To be fair, if you’re going to use your eggs frequently, it’s probably just fine to leave them out. But if you don’t use them all the time for breakfast, lunch and dinner, then keeping them in the fridge is probably the best spot.

But when it comes to mayonnaise, Americans view it as a condiment right up there with mustard and ketchup. Sure, it can be. But the French, in particular, view it as an elegant sauce. The flavor is bright with the acidic touch of lemon and the texture is silky smooth.

“Mayonnaise like hollandaise is a process of forcing egg yolks to absorb a fatty substance, oil in this case,” Julia Child is quoted as saying, “and to hold it in thick and creamy suspension.”

It is an emulsion in which the oil you use becomes the predominant flavor, so be careful to choose something neutral. Unless of course, you want a different kind of flavor. In that case, you may want to balance three parts of a nutty or fruity oil with one part neutral.

And that’s the thing about mayonnaise: it’s a base for so many other flavors. Add garlic, it’s aioli. Add basil and Parmesan, it’s a crudité dip. Add Dijon, capers, and cornichons, it’s a rémoulade. Add tomato and roasted red pepper, it’s a Sauce Andalouse. Curry. Saffron. Horseradish! The possibilities are endless.

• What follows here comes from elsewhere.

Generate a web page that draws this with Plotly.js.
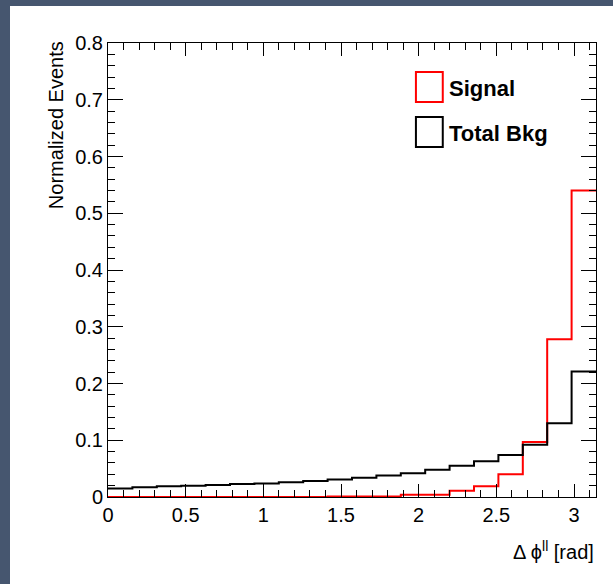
<!DOCTYPE html>
<html>
<head>
<meta charset="utf-8">
<script src="https://cdn.plot.ly/plotly-3.0.1.min.js"></script>
<style>
  html, body { margin: 0; padding: 0; background: #46566f; width: 613px; height: 584px; overflow: hidden; }
  #chart { position: absolute; left: 10px; top: 6px; width: 603px; height: 578px; background: #ffffff; }
</style>
</head>
<body>
<div id="chart"></div>
<script>
// Bin edges of Δφ_ll (20 bins from 0 to π)
const binEdges = [0.0000, 0.1571, 0.3142, 0.4712, 0.6283, 0.7854, 0.9425, 1.0996, 1.2566, 1.4137,
                  1.5708, 1.7279, 1.8850, 2.0420, 2.1991, 2.3562, 2.5133, 2.6704, 2.8274, 2.9845, 3.1416];

// Normalized event yields per bin
const signalValues = [0.000, 0.000, 0.000, 0.000, 0.000, 0.000, 0.000, 0.000, 0.000, 0.001,
                      0.001, 0.001, 0.004, 0.004, 0.011, 0.019, 0.040, 0.097, 0.278, 0.540];
const bkgValues    = [0.015, 0.017, 0.019, 0.020, 0.021, 0.023, 0.024, 0.026, 0.028, 0.031,
                      0.034, 0.038, 0.042, 0.048, 0.055, 0.063, 0.074, 0.092, 0.130, 0.221];

const seriesNames = ["Signal", "Total Bkg"];
const seriesColors = ["#ff0000", "#000000"];

const xTickVals = [0, 0.5, 1, 1.5, 2, 2.5, 3];
const yTickVals = [0, 0.1, 0.2, 0.3, 0.4, 0.5, 0.6, 0.7, 0.8];

function stepTrace(vals, name, color) {
  return {
    type: "scatter", mode: "lines", name: name,
    x: binEdges.slice(),
    y: vals.concat([vals[vals.length - 1]]),
    line: { shape: "hv", color: color, width: 2 },
    hoverinfo: "skip", showlegend: false
  };
}

const traces = [
  stepTrace(signalValues, seriesNames[0], seriesColors[0]),
  stepTrace(bkgValues, seriesNames[1], seriesColors[1])
];

const font = { family: "Liberation Sans, Arial, Helvetica, sans-serif", color: "#000000" };

const layout = {
  width: 603, height: 578,
  margin: { l: 98, r: 17, t: 37, b: 87, pad: 0 },
  paper_bgcolor: "#ffffff", plot_bgcolor: "#ffffff",
  font: Object.assign({ size: 20 }, font),
  showlegend: false,
  xaxis: {
    range: [0, Math.PI], tickvals: xTickVals, ticktext: xTickVals.map(String),
    ticks: "inside", ticklen: 13, tickwidth: 1, tickcolor: "#000",
    showline: true, linecolor: "#000", linewidth: 1, mirror: "allticks",
    showgrid: false, zeroline: false,
    minor: { dtick: 0.1, tick0: 0, ticks: "inside", ticklen: 7, tickwidth: 1, tickcolor: "#000", showgrid: false },
    tickfont: Object.assign({ size: 20 }, font)
  },
  yaxis: {
    range: [0, 0.8], tickvals: yTickVals, ticktext: yTickVals.map(String),
    ticks: "inside", ticklen: 15, tickwidth: 1, tickcolor: "#000",
    showline: true, linecolor: "#000", linewidth: 1, mirror: "allticks",
    showgrid: false, zeroline: false,
    minor: { dtick: 0.02, tick0: 0, ticks: "inside", ticklen: 7, tickwidth: 1, tickcolor: "#000", showgrid: false },
    tickfont: Object.assign({ size: 20 }, font)
  },
  shapes: [
    { type: "rect", xref: "paper", yref: "paper", x0: 0.631, x1: 0.686, y0: 0.870, y1: 0.936,
      line: { color: seriesColors[0], width: 2 }, fillcolor: "rgba(0,0,0,0)" },
    { type: "rect", xref: "paper", yref: "paper", x0: 0.631, x1: 0.686, y0: 0.771, y1: 0.837,
      line: { color: seriesColors[1], width: 2 }, fillcolor: "rgba(0,0,0,0)" }
  ],
  annotations: [
    { xref: "paper", yref: "paper", x: 0.694, y: 0.900, xanchor: "left", yanchor: "middle",
      text: "<b>" + seriesNames[0] + "</b>", showarrow: false, font: Object.assign({ size: 22 }, font) },
    { xref: "paper", yref: "paper", x: 0.694, y: 0.801, xanchor: "left", yanchor: "middle",
      text: "<b>" + seriesNames[1] + "</b>", showarrow: false, font: Object.assign({ size: 22 }, font) },
    { xref: "paper", yref: "paper", x: 1.0, y: -0.117, xanchor: "right", yanchor: "middle",
      text: "Δ ϕ<sup>ll</sup> [rad]", showarrow: false, font: Object.assign({ size: 20 }, font) },
    { xref: "paper", yref: "paper", x: -0.105, y: 1.008, xanchor: "center", yanchor: "top",
      textangle: -90, text: "Normalized Events", showarrow: false, font: Object.assign({ size: 20 }, font) }
  ]
};

Plotly.newPlot("chart", traces, layout, { displayModeBar: false, staticPlot: true });
</script>
</body>
</html>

Of all the recipes you can sift through—like Mastering the Art of French Cooking, which devotes an entire section to “The Mayonnaise Family”—the following recipe is probably the one I like the best. (Thank you, Martha Stewart.)

Here you go:

2 large egg yolks
1 tsp. Dijon mustard
4 tsp. lemon juice
1 c. vegetable oil
salt and pepper to taste

You can whisk, blend, or place in a food processor. Pulse yolks, mustard, and lemon juice until thoroughly combined. Add oil slowly in steady stream. (If using a processor or blender, keep it running as you add the oil. If whisking, keep it going until the color turns a soft yellow and the consistency nicely thickens.) Season with salt and pepper. Can be refrigerated and kept for up to one week.


(Note: I felt the recipe was a touch thick. If you’d like to thin it out, you can add a little more lemon juice or white wine vinegar.)